For Trump its about critiquing the Obama camp. He believes that Russia is strong and that Russia has many great assets-That they would make an ideal ally! He set his position up to be diametrically opposed to the establishment’s stance on Russia, and also because him and Putin share nationalistic claims to power. With Trump ensconced in power we may expect détente with Russia, although it may not come smoothly.

Lest we forget, the Kremlin is also encouraging as much awe as they can. Putin wants to drum up patriotism and a fortress mentality because it means higher approval from Russians. High ratings, combined with grandiose great power politics, distract everyone (foreign and domestic) from the real problems facing Russia. Putin smartly realizes that if Russia ACTS like a great power and is SEEN as such by foreign countries that Russia will effectively BE a foreign power.

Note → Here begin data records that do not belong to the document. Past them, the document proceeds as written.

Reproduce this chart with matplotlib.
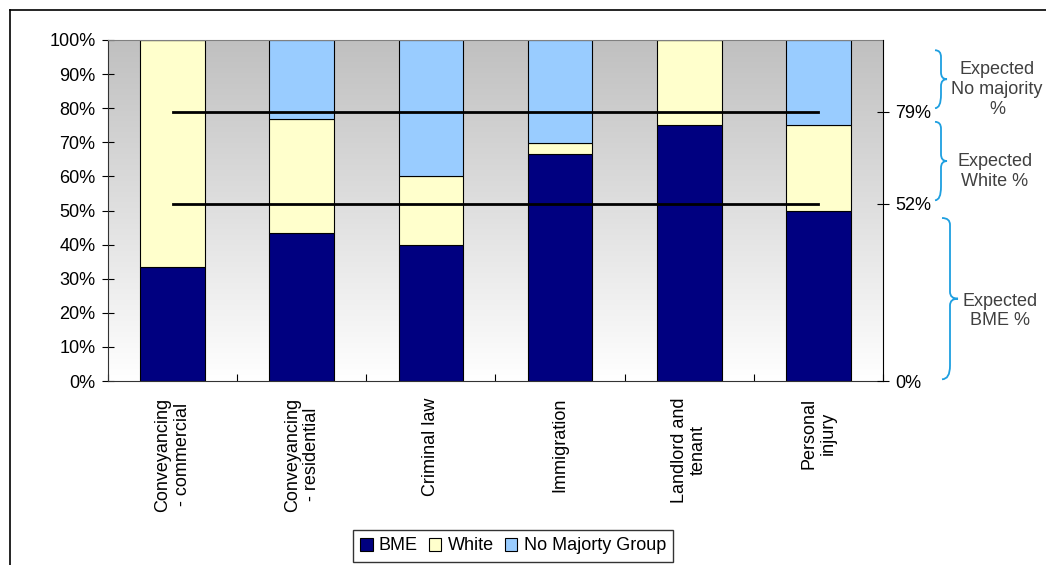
import matplotlib.pyplot as plt
import matplotlib.patches as mpatches
from matplotlib.path import Path
from matplotlib.colors import LinearSegmentedColormap
import matplotlib.transforms as mtrans
import numpy as np

plt.rcParams['font.family'] = ['Liberation Sans', 'DejaVu Sans']

categories = ["Conveyancing\n- commercial", "Conveyancing\n- residential", "Criminal law",
              "Immigration", "Landlord and\ntenant", "Personal\ninjury"]
bme = [33.3, 43.5, 40.0, 66.7, 75.0, 50.0]
white = [66.7, 33.2, 20.0, 3.0, 25.0, 25.0]
no_majority = [0.0, 23.3, 40.0, 30.3, 0.0, 25.0]
expected_lines = [52, 79]
right_ticks = [0, 52, 79]
brace_spans = [(97, 80), (76, 53), (47.8, 0.5)]
brace_labels = ["Expected\nNo majority\n%", "Expected\nWhite %", "Expected\nBME %"]
label_y = [85.5, 61.5, 20.5]

fs = 13

fig = plt.figure(figsize=(10.46, 5.65), dpi=100)
ax = fig.add_axes([108/1046, 1 - 381/565, 775/1046, 341/565])

# grey-to-white gradient background
cm = LinearSegmentedColormap.from_list('bg', ['#FFFFFF', '#C0C0C0'])
grad = np.linspace(1, 0, 256).reshape(-1, 1)
ax.imshow(grad, extent=[-0.5, 5.5, 0, 100], aspect='auto', cmap=cm,
          vmin=0, vmax=1, zorder=0)

x = np.arange(len(categories))
w = 0.5
bme_a = np.array(bme)
white_a = np.array(white)
nm_a = np.array(no_majority)
ax.bar(x, bme_a, w, color='#000080', edgecolor='black', lw=0.8, label='BME', zorder=2)
ax.bar(x, white_a, w, bottom=bme_a, color='#FFFFCC', edgecolor='black', lw=0.8,
       label='White', zorder=2)
ax.bar(x, nm_a, w, bottom=bme_a + white_a, color='#99CCFF', edgecolor='black', lw=0.8,
       label='No Majorty Group', zorder=2)

for v in expected_lines:
    ax.plot([x[0], x[-1]], [v, v], color='black', lw=2, zorder=3)

ax.set_xlim(-0.5, 5.5)
ax.set_ylim(0, 100)
ax.set_yticks(np.arange(0, 101, 10))
ax.set_yticklabels([f"{v}%" for v in range(0, 101, 10)], fontsize=fs)
ax.set_xticks(np.arange(-0.5, 6, 1), minor=False)
ax.set_xticklabels([])
ax.set_xticks(x, minor=True)
ax.set_xticklabels(categories, minor=True, rotation=90, fontsize=fs,
                   va='top', ha='center', multialignment='center', linespacing=1.15)
ax.tick_params(axis='x', which='minor', length=0, pad=12)
ax.tick_params(axis='x', which='major', direction='in', length=5)
ax.tick_params(axis='y', direction='inout', length=8, pad=5)
for s in ['left', 'bottom']:
    ax.spines[s].set_color('#333333')
ax.spines['top'].set_color('#808080')
ax.spines['right'].set_visible(False)

ax2 = ax.twinx()
ax2.set_ylim(0, 100)
ax2.set_yticks(right_ticks)
ax2.set_yticklabels([f"{v}%" for v in right_ticks], fontsize=fs)
ax2.tick_params(axis='y', direction='inout', length=8, pad=5)
for s in ['left', 'top', 'bottom']:
    ax2.spines[s].set_visible(False)
ax2.spines['right'].set_color('black')

# braces on the right
trans = mtrans.blended_transform_factory(fig.transFigure, ax.transData)


def brace(y_top, y_bot, x0, dx):
    xs = x0 / 1046
    d = dx / 1046
    ym = (y_top + y_bot) / 2
    h = 2.0
    verts = [(xs, y_top), (xs + d, y_top), (xs + d, y_top - h), (xs + d, y_top - 2 * h),
             (xs + d, ym + h), (xs + d, ym), (xs + 2 * d, ym),
             (xs + d, ym), (xs + d, ym - h), (xs + d, ym - 2 * h),
             (xs + d, y_bot + 2 * h), (xs + d, y_bot), (xs, y_bot)]
    codes = [Path.MOVETO, Path.CURVE3, Path.CURVE3, Path.LINETO,
             Path.LINETO, Path.CURVE3, Path.CURVE3,
             Path.CURVE3, Path.CURVE3, Path.LINETO,
             Path.LINETO, Path.CURVE3, Path.CURVE3]
    p = mpatches.PathPatch(Path(verts, codes), transform=trans, fill=False,
                           edgecolor='#1E9FE0', lw=1.3, clip_on=False)
    fig.add_artist(p)


brace(*brace_spans[0], 935, 6)
brace(*brace_spans[1], 935, 6)
brace(*brace_spans[2], 942, 8)

label_x = [997, 995, 1000]
for ly, lab, lx in zip(label_y, brace_labels, label_x):
    fig.text(lx / 1046, ly, lab, transform=trans, ha='center', va='center',
             fontsize=fs, color='#404040', linespacing=1.2)

# outer frame (cropped)
fig.add_artist(plt.Line2D([10/1046, 1], [1 - 10/565, 1 - 10/565], color='black', lw=1.2))
fig.add_artist(plt.Line2D([10/1046, 10/1046], [0, 1 - 10/565], color='black', lw=1.2))

leg = fig.legend(loc='center', bbox_to_anchor=(513/1046, 1 - 546/565), ncol=3,
                 fontsize=fs, frameon=True, fancybox=False, edgecolor='black',
                 handlelength=0.7, handleheight=0.7, handletextpad=0.35,
                 columnspacing=0.6, borderpad=0.4, borderaxespad=0.2)
leg.get_frame().set_linewidth(1.0)

fig.savefig('out.png', dpi=100)
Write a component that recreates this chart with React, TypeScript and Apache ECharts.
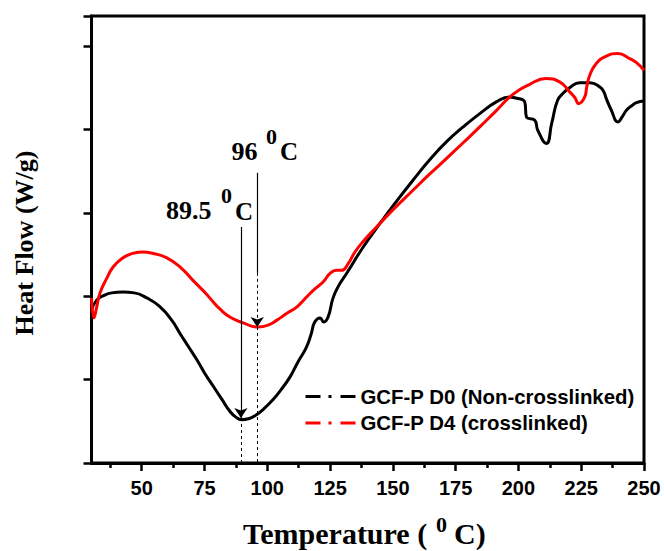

At the end of the day the calculus doesn’t matter: power is in the eye of the beholder.

*I hate the designation of “rogue” states. I firmly stand by the definition that all great powers-Russia, the U.S., China, etc-are rogue states. To quote Thucydides: “the strong do what they can while the weak suffer what they must.” Surely other states, such as Iran, Israel, and N. Korea, can also be considered rogue. Either way, rogue is a purely relative term to describe anyone who deviates from international norms or consensus.